‘Cruel Summer’: Did Martin Harris Always Intend to Kidnap Kate Wallis? Olivia Holt Shared When It Became ‘Intentional’
[Spoiler alert: Spoilers ahead for Cruel Summer, through episode 9].
Cruel Summer’s ninth episode, “A Secret of My Own,” was all a big backstory into Kate Wallis’ time in Martin Harris’ house. It was tough to watch, considering he made it so confusing for her with his manipulation. With that said, Olivia Holt said that Martin Harris didn’t always intend to kidnap and lock Kate up, and all it took was one line to change his mind.
This episode showed how deep Martin Harris stuck his claws into Kate
Even though Kate’s situation from 1993 to 1994 sort of started to become more clear in the last two episodes — that she first went to his house willingly at first — episode nine showed the audience just how it went down. Kate just wanted comfort and safety and felt attacked and stifled at home. He gave her a safe haven of sorts from afar, and manipulated it all to seem like it was the perfect place to be, where he cared for her deeply and would protect her from all her troubles (parents, the world, etc.).

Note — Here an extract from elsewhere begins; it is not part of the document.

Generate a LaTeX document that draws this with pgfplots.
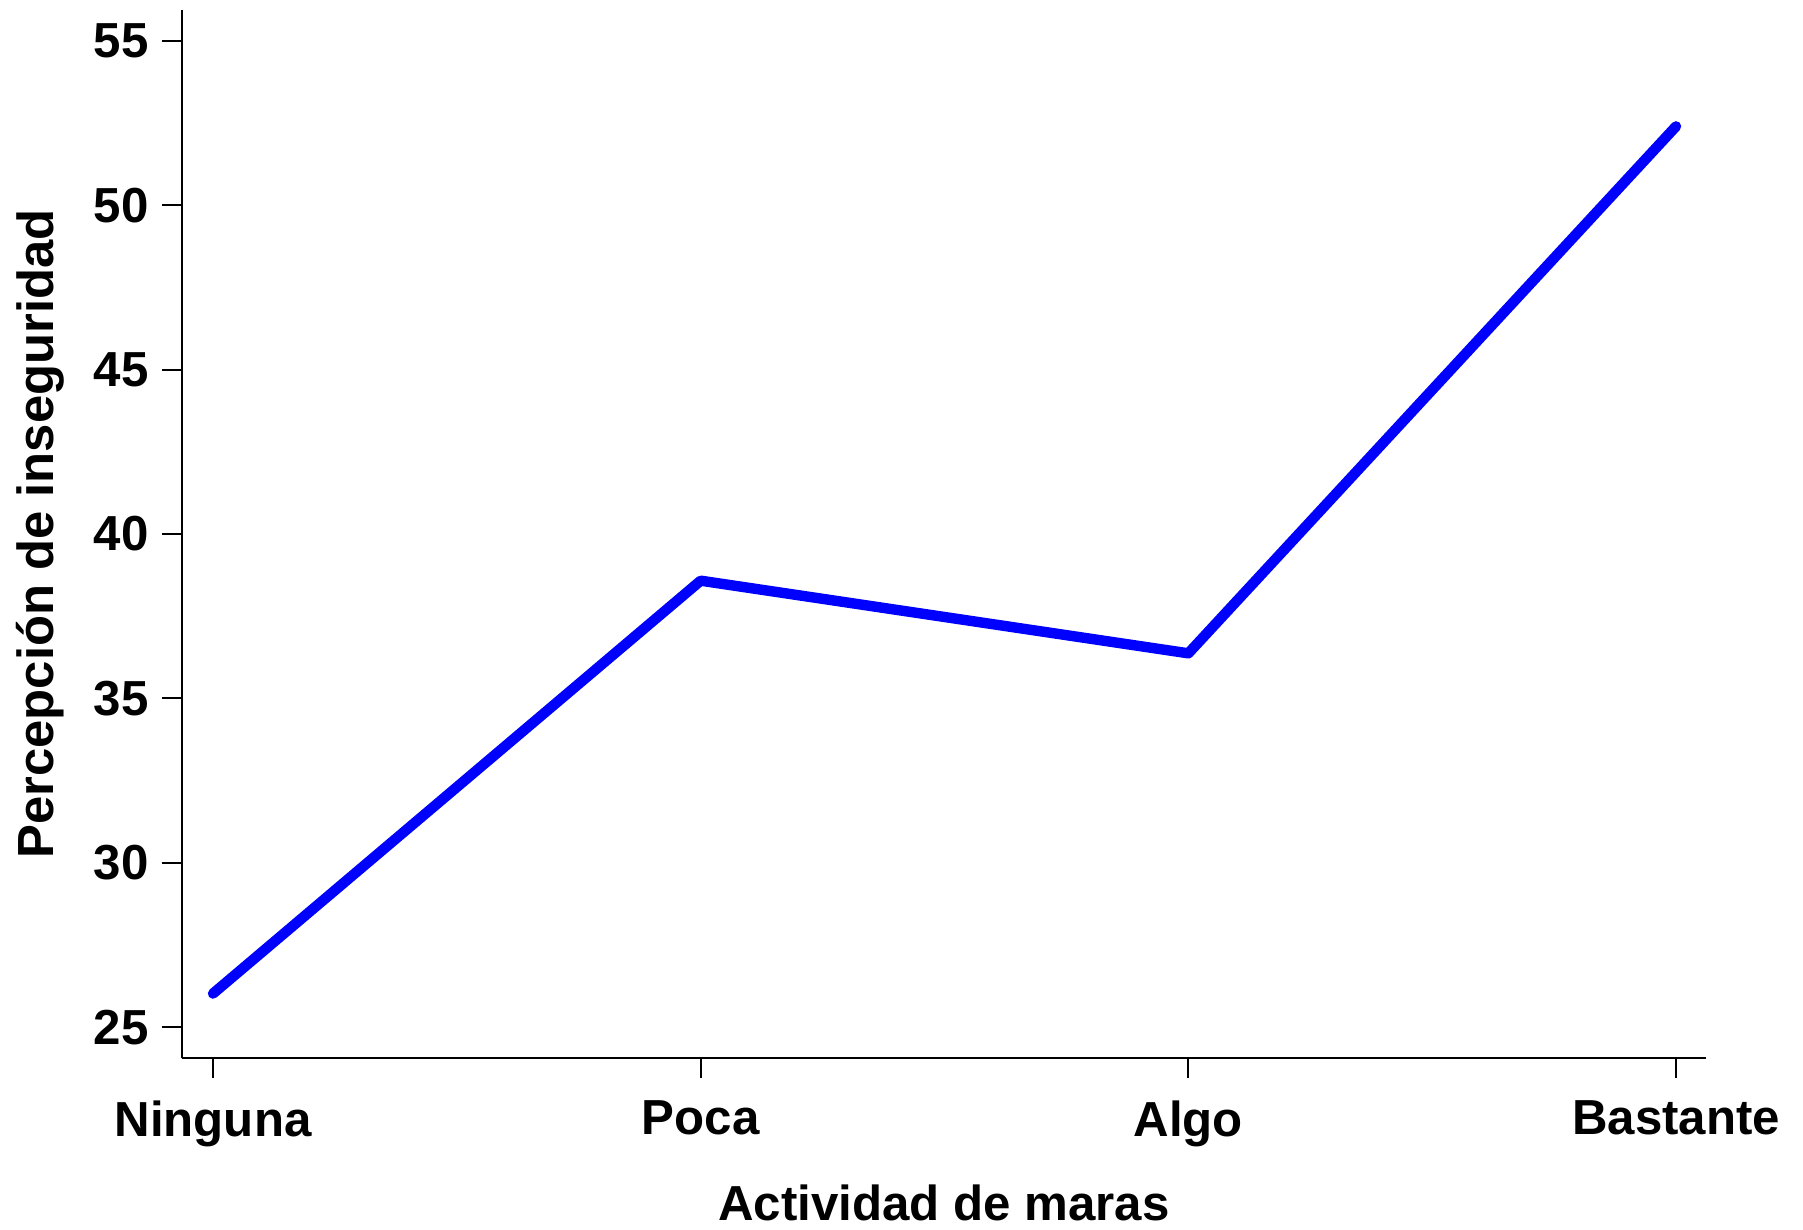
\documentclass[border=0pt]{standalone}
\usepackage{fontspec}
\setmainfont{Liberation Sans}
\usepackage{pgfplots}
\pgfplotsset{compat=1.18}
\begin{document}
\begin{tikzpicture}
\newcommand{\lf}{\fontsize{24.6}{29}\selectfont\bfseries}
\begin{axis}[
  at={(0,0)}, anchor=south west,
  scale only axis, width=762pt, height=524pt,
  xmin=-0.0636, xmax=3.0615, ymin=24.06, ymax=55.94,
  axis x line*=bottom, axis y line*=left,
  axis line style={line width=1pt, black},
  tick align=outside, tick style={line width=1pt, black},
  major tick length=10pt,
  xtick={0,1,2,3},
  xticklabels={Ninguna,Poca,Algo,Bastante},
  ytick={25,30,35,40,45,50,55},
  /pgf/number format/assume math mode=true,
  tick label style={font=\lf},
  yticklabel style={inner sep=0pt, xshift=-6.5pt},
  xticklabel style={inner sep=0pt, yshift=-11pt},
  clip=false,
]
\addplot[color={rgb,255:red,0;green,0;blue,255}, line width=5.2pt, line cap=round, line join=round] coordinates {
 (0,26.02) (1,38.58) (2,36.37) (3,52.40)
};
\end{axis}
\node[anchor=base, font=\lf] at (381pt,-81pt) {Actividad de maras};
\node[anchor=base, rotate=90, font=\fontsize{25.4}{30}\selectfont\bfseries] at (-64.5pt,262pt) {Percepción de inseguridad};
\pgfresetboundingbox
\useasboundingbox (-91pt,-86pt) rectangle (810.5pt,529pt);
\end{tikzpicture}
\end{document}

It was nicely narrated and analyzed by Sylvia, Kate’s therapist, showing how everything Martin Harris did was a form of grooming. From isolating her to showing Kate that he was her comfort place, and attaching to the parts of her that couldn’t say no to authority figures, Martin preyed on Kate. So much so that she was defending him even after he was dead and she was rescued.

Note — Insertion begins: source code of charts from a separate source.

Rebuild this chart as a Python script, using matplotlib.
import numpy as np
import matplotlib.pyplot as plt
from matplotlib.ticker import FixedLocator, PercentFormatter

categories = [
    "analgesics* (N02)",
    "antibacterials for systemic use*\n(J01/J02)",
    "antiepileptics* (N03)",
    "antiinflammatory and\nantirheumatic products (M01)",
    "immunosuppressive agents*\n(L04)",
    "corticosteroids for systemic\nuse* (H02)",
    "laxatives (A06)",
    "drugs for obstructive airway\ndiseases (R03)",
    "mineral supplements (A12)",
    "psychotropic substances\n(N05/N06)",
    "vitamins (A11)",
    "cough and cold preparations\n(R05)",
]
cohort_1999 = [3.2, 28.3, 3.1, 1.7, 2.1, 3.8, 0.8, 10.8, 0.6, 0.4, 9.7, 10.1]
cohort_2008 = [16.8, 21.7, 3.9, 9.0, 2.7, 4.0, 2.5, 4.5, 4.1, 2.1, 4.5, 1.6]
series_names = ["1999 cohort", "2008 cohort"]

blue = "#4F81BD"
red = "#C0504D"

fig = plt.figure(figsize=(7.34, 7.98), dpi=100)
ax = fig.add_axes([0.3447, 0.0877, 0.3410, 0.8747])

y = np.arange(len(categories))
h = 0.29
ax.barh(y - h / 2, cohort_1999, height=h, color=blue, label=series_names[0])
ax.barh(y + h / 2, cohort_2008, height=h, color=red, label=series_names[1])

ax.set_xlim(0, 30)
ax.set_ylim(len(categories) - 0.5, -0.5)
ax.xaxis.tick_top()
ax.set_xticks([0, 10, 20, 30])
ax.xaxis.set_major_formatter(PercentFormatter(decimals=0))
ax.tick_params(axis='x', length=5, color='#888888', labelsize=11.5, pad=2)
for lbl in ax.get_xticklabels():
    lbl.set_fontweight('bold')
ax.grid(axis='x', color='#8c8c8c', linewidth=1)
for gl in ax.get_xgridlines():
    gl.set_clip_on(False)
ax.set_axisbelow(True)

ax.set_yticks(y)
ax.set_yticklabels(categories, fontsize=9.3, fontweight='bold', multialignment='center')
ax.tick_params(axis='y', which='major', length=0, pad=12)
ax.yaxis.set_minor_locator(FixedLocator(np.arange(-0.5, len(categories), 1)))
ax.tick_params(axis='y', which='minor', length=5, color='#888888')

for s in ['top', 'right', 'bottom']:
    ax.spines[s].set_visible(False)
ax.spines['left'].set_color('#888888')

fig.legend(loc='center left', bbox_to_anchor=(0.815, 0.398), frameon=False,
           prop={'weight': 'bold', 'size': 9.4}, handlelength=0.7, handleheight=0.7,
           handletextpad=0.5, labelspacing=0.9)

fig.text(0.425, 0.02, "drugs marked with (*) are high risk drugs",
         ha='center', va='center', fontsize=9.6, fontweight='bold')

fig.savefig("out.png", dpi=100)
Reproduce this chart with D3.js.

Of course, after months of solitude in his house, even with the nicest treatment and “love” from him, Kate yearned for the outside world and for her family. At this point, Martin wasn’t going to let her go because he would obviously be arrested if they found out he lied to the police about her being there.
One line is all it took to give Martin Harris the idea to kidnap Kate Wallis
However, was he planning on keeping her in his house forever? No, and according to Olivia Holt, he didn’t intend to lock her away either, at first. It seemed like he genuinely wanted to come up with a plan but also wanted her there with him. It was tough, and it of course became harder when she put her foot down about leaving.
So, after Christmas dinner, when she did ask for her suitcase and went into the basement, and after her “kidnapper” comment, things clicked for Harris.
“It was really important to get the dialogue correct on that, because that is the ultimate turning point for both Martin and Kate,” Holt said. “Kate wants to leave and Martin’s not allowing her to, and she says, ‘You sound a lot like –,’ and he cuts her off and says, ‘What? Your dad?’ and she says, ‘No, my kidnapper.’ And that specific interaction is so important for the audience to witness, because I don’t think that Martin had ever planned to kidnap Kate, but I do think that, in a way, her saying that sort of gives him the idea.”
Holt said that they filmed this in chronological order to what happens in the episode so that they weren’t “bouncing back and forth as much [between] all of the years.” She said this was due to the fact that this episode primarily took place in one place: Martin Harris’ house. It made it easier to do this chronologically, but also made mores sense to do it this way, it seems.
Olivia Holt doesn’t think that Martin Harris intentionally meant to lock Kate in the basement
Again, for Holt, that’s when Harris decided that keeping Kate there was the best option for him and that’s when he took things to the extreme.
“There was a fear, obviously, of her leaving the house because he didn’t want anybody to know,” Holt said. “I don’t think that he ever intentionally planned to lock her in the basement. But he knew what he was doing was wrong. I mean, he had curtains up in the house.”
Holt shared that even so, he knew he was in the wrong and showed that through the curtains and other ways he surveilled Kate while she was in his house. On top of that, he guilted her every time she would ask about leaving or mention being unhappy. Nothing absolves him at all, it’s just interesting that Holt noted this turning point with one remark.